Rocket Companies, the parent company of Rocket Mortgage, extended the second round of voluntary career transition offers to employees amid the company’s forecast of much lower origination volume in the third quarter. 

“We recognize career growth options in certain areas of our business are limited right now, while the housing market normalizes following two years of unprecedented volume,” said Mike Malloy, chief administrative officer for Rocket Central.

The buyout offer, which was extended on Friday, is a “completely optional plan, which will apply to a small percentage of our team members,” Malloy said. The voluntary buyout follows requests from employees that are planning a pivot to a different industry, he added.

“As a result of today’s market, some team members have told us they are considering a move to another position or a completely different industry and have asked that we reinstate our career transition incentive, first offered earlier this year.”

The voluntary buyout package includes “several months” of salary, “a portion” of their banked time off, benefits coverage through 2022 and career transition services of one-on-one career coaching, resume building and job search assistance, the executive added.

The firm did not comment on the size of the buyout or whether it will conduct layoffs if origination volume drops more than anticipated in the coming months. 

Ahead of the first round of buyouts, the firm had 26,000 employees. In April, Rocket offered buyouts to 8% of its employees at its mortgage operations and title teams. The incentives included several months of salary, a portion of their banked time off and benefits coverage through November. 

The nation’s largest lender hasn’t been immune to the volatile mortgage rate environment. In the second quarter, Rocket’s profit dropped to $60 million, falling sharply from $1 billion in the previous quarter due to a sharper than expected drop in the purchase business. 

“Both net rate lock and closed loan volume were lower than anticipated, largely due to muted demand in purchase attributable to declining consumer sentiment and recession fears,” said Julie Booth, chief financial officer, in Rocket’s second-quarter earnings call with analysts. “Regarding our expenses, we continue to execute a disciplined and prudent approach to cost management.”

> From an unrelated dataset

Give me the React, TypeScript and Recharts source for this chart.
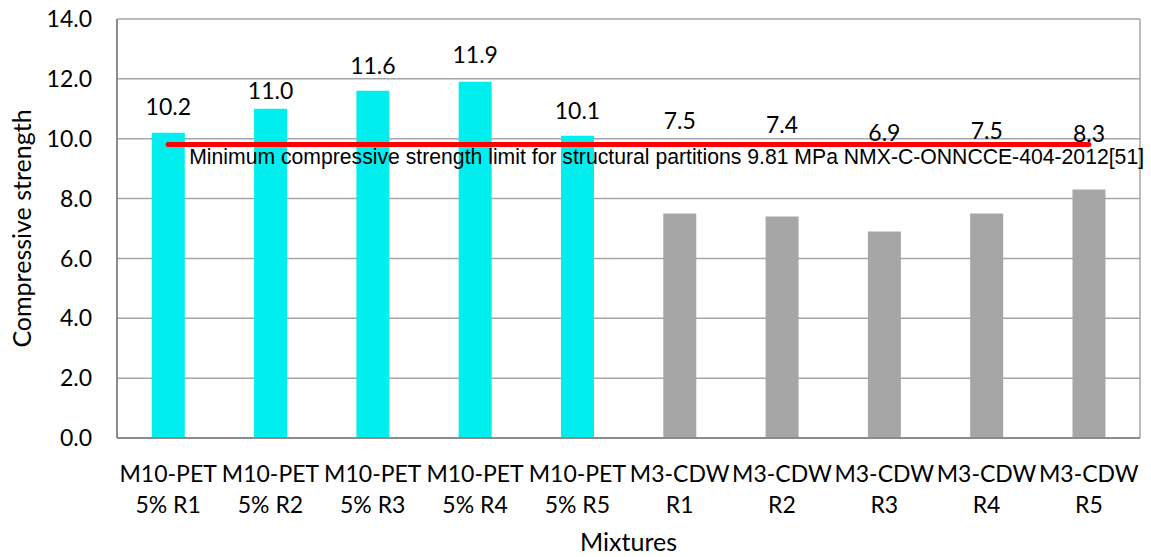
import React from "react";
import {
  ComposedChart,
  Bar,
  Line,
  XAxis,
  YAxis,
  CartesianGrid,
  Cell,
  LabelList,
} from "recharts";

// Mixture names (first word = line 1 of the tick, rest = line 2)
const categories = [
  "M10-PET 5% R1",
  "M10-PET 5% R2",
  "M10-PET 5% R3",
  "M10-PET 5% R4",
  "M10-PET 5% R5",
  "M3-CDW R1",
  "M3-CDW R2",
  "M3-CDW R3",
  "M3-CDW R4",
  "M3-CDW R5",
];

// Compressive strength (MPa) per mixture
const strength = [10.2, 11.0, 11.6, 11.9, 10.1, 7.5, 7.4, 6.9, 7.5, 8.3];

// Normative minimum for structural partitions
const LIMIT = 9.81;
const limitText =
  "Minimum compressive strength limit for structural partitions 9.81 MPa NMX-C-ONNCCE-404-2012[51]";

const yTicks = [0, 2, 4, 6, 8, 10, 12, 14];

const data = categories.map((name, i) => ({
  name,
  strength: strength[i],
  limit: LIMIT,
}));

// Vertical lift (px) of each value label above its bar
const LABEL_LIFT = [27, 19, 26, 28, 26, 94, 93, 99, 84, 57];

const FONT = "Lato, 'Open Sans', sans-serif";
const PET_COLOR = "#00EEEE";
const CDW_COLOR = "#A6A6A6";

const CategoryTick = (props: any) => {
  const { x, y, payload } = props;
  const label: string = payload.value;
  const cut = label.indexOf(" ");
  const first = label.slice(0, cut);
  const second = label.slice(cut + 1);
  return (
    <text x={x} y={y} textAnchor="middle" fontFamily={FONT} fontSize={23} fill="#000">
      <tspan x={x} dy={36}>{first}</tspan>
      <tspan x={x} dy={31}>{second}</tspan>
    </text>
  );
};

const ValueLabel = (props: any) => {
  const { x, y, width, value, index } = props;
  return (
    <text
      x={x + width / 2}
      y={y - LABEL_LIFT[index]}
      textAnchor="middle"
      dominantBaseline="central"
      fontFamily={FONT}
      fontSize={23}
      fill="#000"
    >
      {Number(value).toFixed(1)}
    </text>
  );
};

const LimitLabel = (props: any) => {
  const { x, y, index } = props;
  if (index !== 0) return null;
  return (
    <text
      x={x + 21}
      y={y + 20}
      fontFamily="'Liberation Sans', Arial, sans-serif"
      fontSize={21.2}
      fill="#000"
    >
      {limitText}
    </text>
  );
};

export default function App() {
  return (
    <div style={{ position: "absolute", left: 0, top: 0, background: "#fff" }}>
      <ComposedChart
        width={1151}
        height={557}
        data={data}
        margin={{ top: 19, right: 11, bottom: 0, left: 0 }}
        barCategoryGap="34%"
      >
        <CartesianGrid
          stroke="#a6a6a6"
          strokeWidth={1.5}
          horizontal
          vertical
          verticalCoordinatesGenerator={({ offset }: any) => [
            offset.left,
            offset.left + offset.width,
          ]}
        />
        <XAxis
          dataKey="name"
          height={119}
          tick={<CategoryTick />}
          tickLine={false}
          axisLine={{ stroke: "#8c8c8c", strokeWidth: 2 }}
          interval={0}
          label={{
            value: "Mixtures",
            position: "insideBottom",
            offset: 6,
            style: { fontFamily: FONT, fontSize: 25, fill: "#000" },
          }}
        />
        <YAxis
          width={117}
          domain={[0, 14]}
          ticks={yTicks}
          tickFormatter={(v: number) => v.toFixed(1)}
          tickLine={false}
          tickSize={0}
          tickMargin={25}
          axisLine={{ stroke: "#8c8c8c", strokeWidth: 2 }}
          tick={{ fontFamily: FONT, fontSize: 23, fill: "#000" }}
          label={{
            value: "Compressive strength",
            angle: -90,
            position: "insideLeft",
            offset: 22,
            style: { fontFamily: FONT, fontSize: 25, fill: "#000", textAnchor: "middle" },
          }}
        />
        <Bar dataKey="strength" isAnimationActive={false}>
          {data.map((d) => (
            <Cell key={d.name} fill={d.name.startsWith("M10") ? PET_COLOR : CDW_COLOR} />
          ))}
          <LabelList dataKey="strength" content={<ValueLabel />} />
        </Bar>
        <Line
          dataKey="limit"
          type="linear"
          stroke="#ff0000"
          strokeWidth={5}
          strokeLinecap="round"
          dot={false}
          activeDot={false}
          isAnimationActive={false}
        >
          <LabelList dataKey="limit" content={<LimitLabel />} />
        </Line>
      </ComposedChart>
    </div>
  );
}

The lender’s origination volume plummeted by more than 58% in the second quarter to $34.5 billion from the previous quarter’s $53.8 billion. A year ago, during the refi boom, Rocket’s loan origination volume was $83.7 billion, a number no competitor came close to. 

The company has been adding new products to offset the decline in origination volume. Earlier this month, Rocket rolled out home equity loans, targeting American homeowners with strong home equity positions, and loans for customers installing solar panels. 

The company is expecting closed loan volume between $23 billion and $28 billion in the third quarter. Rocket also expects a total expense reduction of up to $150 million led by production and marketing-related costs from July to September.